Sibling relationships aren't necessarily obvious because someone may search solo \[female] but images may be tagged tsampikos \[mikhaila \[female \[solo]]], tsampikos \[mikhaila \[solo female], tsampikos \[solo mikhaila \[female]], solo tsampikos \[mikhaila \[female]], etc., etc. All of these permutations would need to be returned by the search solo [female].

So even if you're given a specific relationship to search for, your search has to be exhaustive among all parents, all parents' siblings, and all children for any given tag relationship, or it's too specific and falls prey to tagging inconsistencies.
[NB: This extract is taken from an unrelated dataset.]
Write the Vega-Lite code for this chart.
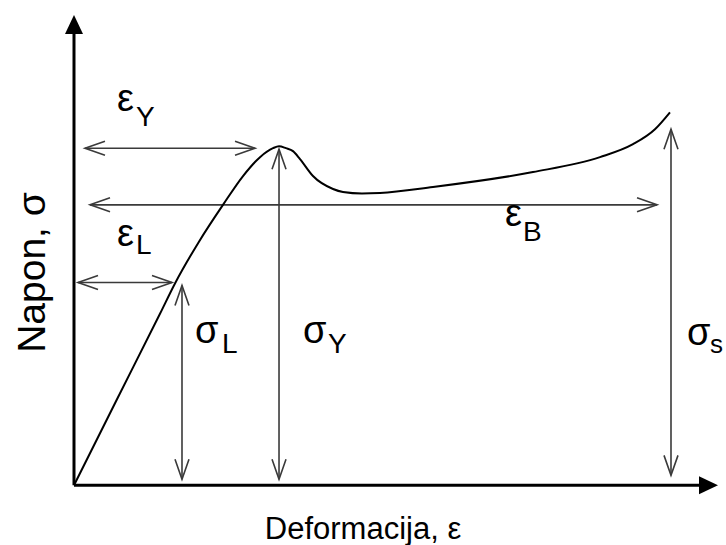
{
  "$schema": "https://vega.github.io/schema/vega-lite/v6.json",
  "width": 726,
  "height": 545,
  "autosize": {"type": "fit", "contains": "padding"},
  "padding": 0,
  "background": "white",
  "config": {"view": {"stroke": null}},
  "datasets": {
    "curve": [
      {"strain": 0, "stress": 0},
      {"strain": 7, "stress": 16.9},
      {"strain": 14.33, "stress": 34.5},
      {"strain": 16.83, "stress": 40.6},
      {"strain": 20.83, "stress": 49.0},
      {"strain": 24.83, "stress": 56.4},
      {"strain": 28.17, "stress": 62.2},
      {"strain": 31, "stress": 66},
      {"strain": 33.17, "stress": 67.8},
      {"strain": 34.17, "stress": 68.2},
      {"strain": 35.33, "stress": 67.8},
      {"strain": 36.5, "stress": 67.2},
      {"strain": 37.67, "stress": 65.6},
      {"strain": 39.83, "stress": 62.2},
      {"strain": 43.17, "stress": 59.6},
      {"strain": 44.83, "stress": 59},
      {"strain": 48, "stress": 58.7},
      {"strain": 51, "stress": 58.8},
      {"strain": 59.83, "stress": 60},
      {"strain": 76.5, "stress": 63},
      {"strain": 87.67, "stress": 66},
      {"strain": 93.17, "stress": 68.6},
      {"strain": 96.83, "stress": 71.6},
      {"strain": 99.33, "stress": 75}
    ],
    "axes": [
      {"name": "yaxis", "x": 0, "y": 0, "x2": 0, "y2": 91},
      {"name": "xaxis", "x": 0, "y": 0, "x2": 104.33, "y2": 0}
    ],
    "spans": [
      {"name": "eY", "x": 1.83, "y": 67.8, "x2": 30.17, "y2": 67.8},
      {"name": "eB", "x": 2.67, "y": 56.4, "x2": 97.17, "y2": 56.4},
      {"name": "eL", "x": 0.67, "y": 40.8, "x2": 16.33, "y2": 40.8},
      {"name": "sL", "x": 18, "y": 40.2, "x2": 18, "y2": 1.2},
      {"name": "sY", "x": 34.17, "y": 67.6, "x2": 34.17, "y2": 1.2},
      {"name": "sS", "x": 99.5, "y": 71.6, "x2": 99.5, "y2": 2}
    ],
    "heads": [
      {"x": 1.83, "y": 67.8, "dir": "left"},
      {"x": 30.17, "y": 67.8, "dir": "right"},
      {"x": 2.67, "y": 56.4, "dir": "left"},
      {"x": 97.17, "y": 56.4, "dir": "right"},
      {"x": 0.67, "y": 40.8, "dir": "left"},
      {"x": 16.33, "y": 40.8, "dir": "right"},
      {"x": 18, "y": 40.2, "dir": "up"},
      {"x": 18, "y": 1.2, "dir": "down"},
      {"x": 34.17, "y": 67.6, "dir": "up"},
      {"x": 34.17, "y": 1.2, "dir": "down"},
      {"x": 99.5, "y": 71.6, "dir": "up"},
      {"x": 99.5, "y": 2, "dir": "down"}
    ],
    "axisheads": [
      {"x": 0, "y": 94.6, "dir": "up"},
      {"x": 107.33, "y": 0, "dir": "right"}
    ],
    "labels": [
      {"x": 7.17, "y": 75.2, "text": "ε", "role": "main"},
      {"x": 10.33, "y": 72.2, "text": "Y", "role": "sub"},
      {"x": 7.17, "y": 48.2, "text": "ε", "role": "main"},
      {"x": 10.33, "y": 46.6, "text": "L", "role": "sub"},
      {"x": 71.83, "y": 52.2, "text": "ε", "role": "main"},
      {"x": 74.83, "y": 49.2, "text": "B", "role": "sub"},
      {"x": 20.17, "y": 28.6, "text": "σ", "role": "main"},
      {"x": 24.67, "y": 26.6, "text": "L", "role": "sub"},
      {"x": 38.17, "y": 28.6, "text": "σ", "role": "main"},
      {"x": 42.33, "y": 26.6, "text": "Y", "role": "sub"},
      {"x": 102.17, "y": 28.2, "text": "σ", "role": "main"},
      {"x": 106, "y": 26.6, "text": "s", "role": "subs"}
    ],
    "titles": [
      {"x": 48.17, "y": -10.8, "text": "Deformacija, ε", "role": "xtitle"},
      {"x": -4.83, "y": 42.8, "text": "Napon, σ", "role": "ytitle"}
    ]
  },
  "layer": [
    {
      "data": {"name": "axes"},
      "mark": {"type": "rule", "color": "black", "strokeWidth": 3},
      "encoding": {
        "x": {"field": "x", "type": "quantitative", "axis": null, "scale": {"domain": [-12.333, 108.667], "nice": false, "zero": false}},
        "y": {"field": "y", "type": "quantitative", "axis": null, "scale": {"domain": [-11.4, 97.6], "nice": false, "zero": false}},
        "x2": {"field": "x2"},
        "y2": {"field": "y2"}
      }
    },
    {
      "data": {"name": "spans"},
      "mark": {"type": "rule", "color": "#3a3a3a", "strokeWidth": 1.6},
      "encoding": {
        "x": {"field": "x", "type": "quantitative"},
        "y": {"field": "y", "type": "quantitative"},
        "x2": {"field": "x2"},
        "y2": {"field": "y2"}
      }
    },
    {
      "data": {"name": "curve"},
      "mark": {"type": "line", "color": "black", "strokeWidth": 2, "interpolate": "monotone"},
      "encoding": {
        "x": {"field": "strain", "type": "quantitative"},
        "y": {"field": "stress", "type": "quantitative"}
      }
    },
    {
      "data": {"name": "heads"},
      "transform": [{"filter": "datum.dir === 'right'"}],
      "mark": {"type": "point", "shape": "M -2 -0.7 L 0 0 L -2 0.7", "size": 400, "filled": false, "stroke": "#3a3a3a", "strokeWidth": 1.6, "opacity": 1, "angle": 0},
      "encoding": {"x": {"field": "x", "type": "quantitative"}, "y": {"field": "y", "type": "quantitative"}}
    },
    {
      "data": {"name": "heads"},
      "transform": [{"filter": "datum.dir === 'left'"}],
      "mark": {"type": "point", "shape": "M -2 -0.7 L 0 0 L -2 0.7", "size": 400, "filled": false, "stroke": "#3a3a3a", "strokeWidth": 1.6, "opacity": 1, "angle": 180},
      "encoding": {"x": {"field": "x", "type": "quantitative"}, "y": {"field": "y", "type": "quantitative"}}
    },
    {
      "data": {"name": "heads"},
      "transform": [{"filter": "datum.dir === 'up'"}],
      "mark": {"type": "point", "shape": "M -2 -0.7 L 0 0 L -2 0.7", "size": 400, "filled": false, "stroke": "#3a3a3a", "strokeWidth": 1.6, "opacity": 1, "angle": 270},
      "encoding": {"x": {"field": "x", "type": "quantitative"}, "y": {"field": "y", "type": "quantitative"}}
    },
    {
      "data": {"name": "heads"},
      "transform": [{"filter": "datum.dir === 'down'"}],
      "mark": {"type": "point", "shape": "M -2 -0.7 L 0 0 L -2 0.7", "size": 400, "filled": false, "stroke": "#3a3a3a", "strokeWidth": 1.6, "opacity": 1, "angle": 90},
      "encoding": {"x": {"field": "x", "type": "quantitative"}, "y": {"field": "y", "type": "quantitative"}}
    },
    {
      "data": {"name": "axisheads"},
      "transform": [{"filter": "datum.dir === 'up'"}],
      "mark": {"type": "point", "shape": "M -1.9 -0.9 L 0 0 L -1.9 0.9 Z", "size": 400, "filled": true, "color": "black", "opacity": 1, "angle": 270},
      "encoding": {"x": {"field": "x", "type": "quantitative"}, "y": {"field": "y", "type": "quantitative"}}
    },
    {
      "data": {"name": "axisheads"},
      "transform": [{"filter": "datum.dir === 'right'"}],
      "mark": {"type": "point", "shape": "M -1.9 -0.9 L 0 0 L -1.9 0.9 Z", "size": 400, "filled": true, "color": "black", "opacity": 1, "angle": 0},
      "encoding": {"x": {"field": "x", "type": "quantitative"}, "y": {"field": "y", "type": "quantitative"}}
    },
    {
      "data": {"name": "labels"},
      "transform": [{"filter": "datum.role === 'main'"}],
      "mark": {"type": "text", "font": "Liberation Sans", "fontSize": 38, "align": "left", "baseline": "alphabetic", "color": "black"},
      "encoding": {"x": {"field": "x", "type": "quantitative"}, "y": {"field": "y", "type": "quantitative"}, "text": {"field": "text"}}
    },
    {
      "data": {"name": "labels"},
      "transform": [{"filter": "datum.role === 'sub'"}],
      "mark": {"type": "text", "font": "Liberation Sans", "fontSize": 28, "align": "left", "baseline": "alphabetic", "color": "black"},
      "encoding": {"x": {"field": "x", "type": "quantitative"}, "y": {"field": "y", "type": "quantitative"}, "text": {"field": "text"}}
    },
    {
      "data": {"name": "labels"},
      "transform": [{"filter": "datum.role === 'subs'"}],
      "mark": {"type": "text", "font": "Liberation Sans", "fontSize": 26, "align": "left", "baseline": "alphabetic", "color": "black"},
      "encoding": {"x": {"field": "x", "type": "quantitative"}, "y": {"field": "y", "type": "quantitative"}, "text": {"field": "text"}}
    },
    {
      "data": {"name": "titles"},
      "transform": [{"filter": "datum.role === 'xtitle'"}],
      "mark": {"type": "text", "font": "Liberation Sans", "fontSize": 31, "align": "center", "baseline": "alphabetic", "color": "black"},
      "encoding": {"x": {"field": "x", "type": "quantitative"}, "y": {"field": "y", "type": "quantitative"}, "text": {"field": "text"}}
    },
    {
      "data": {"name": "titles"},
      "transform": [{"filter": "datum.role === 'ytitle'"}],
      "mark": {"type": "text", "font": "Liberation Sans", "fontSize": 39, "align": "center", "baseline": "alphabetic", "angle": 270, "color": "black"},
      "encoding": {"x": {"field": "x", "type": "quantitative"}, "y": {"field": "y", "type": "quantitative"}, "text": {"field": "text"}}
    }
  ]
}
The alternative is to duplicate entries across all possible relations.

Searching for parent-child relationships takes a lot of time, because you can't know whether a tag is related to another tag until you've looked at all other relations, and you'll still have errors because someone tagged an image "couple female \[fox] male \[rabbit]", and we can no longer distinguish female \[fox] from female \[rabbit] in our search algorithm, because parents' siblings will result in false positive matches. At which point we might as well make all tags global and unrelated again.

Duplicating entries is impractical, even for crowd-sourced tagging. There's just too many potential direct parent-child relationships to exhaust. You'd need an automated tagging system that can intelligently determine these relationships, and turns your nested set model into something closer to a massive directed graph which probably contains close to n-factorial edges, where n is the number of global tags in the image. But then you have a storage requirements problem, even for as few as 10 tags. And 20 tags is potentially 10^18 edges, or roughly 2^60. Think "exabytes".

So the best answer is probably to leave global tags as they are, but throw an artificial neural network at the problem of taking some input syntax defining a set of tags with certain relationships, and letting the ANN figure it out. That technology is decades away, however.

But really, I can make a much shorter argument than all of that: If it were practical, Google Images would already be doing it.

The search syntax itself isn't too hard, but I set a low bar for our "average users" simply because there are people who struggle to grasp how the blacklist works. Then they complain about how it doesn't work when they blacklist "mlp scat gore vore nightmare_fuel" all on one line.

Edit: And seriously, this is a helluva lot of work for gender-specificity (searching for male rabbits or female foxes), which is probably going to amount to 99% of its use.

Updated by anonymous

ippiki_ookami said:
Oh neat, an outdated help entry in the wiki. You could either go by that, or go by the staff that currently run the site. Up to you.

Seems reasonable to go by the help, really. I mean, it's there, there's no sign on it that says "P.S., the mods have changed their minds these days." If it's so outdated, maybe fix it to reflect the current views of the staff that run the site in order to avoid confusion in the future. We can't read your minds, only your wiki entries.

Ik: Dang. I knew anything more complex than our current system would be like...SUPER complex, but I had no idea just how ridiculously in depth it would have to be. Fascinating.

Updated by anonymous

RedOctober said:
Ik: Dang. I knew anything more complex than our current system would be like...SUPER complex, but I had no idea just how ridiculously in depth it would have to be. Fascinating.

Well, my napkin math may err on the side making it look worse than it will be, but I believe the logic is sound and factorials would be the approximate scaling of tag relationships.

As for "decades until ANNs", that was trying to be reasonable as well. Google achieved 15.8% accuracy identifying cats from a self-trained ANN. Though I had the starting numbers wrong - it was 1,000 computers, containing 16,000 cores total. arXiv has the paper they wrote, guess I should have looked for that sooner than going from the news source I had been reading from.

I still think it's reasonable to estimate, using Moore's Law as a guide, that it would take 30-40 years before ANNs could solve this kind of problem in a laboratory environment, and another decade past that before it becomes practical in smaller-scale commercial applications like this one.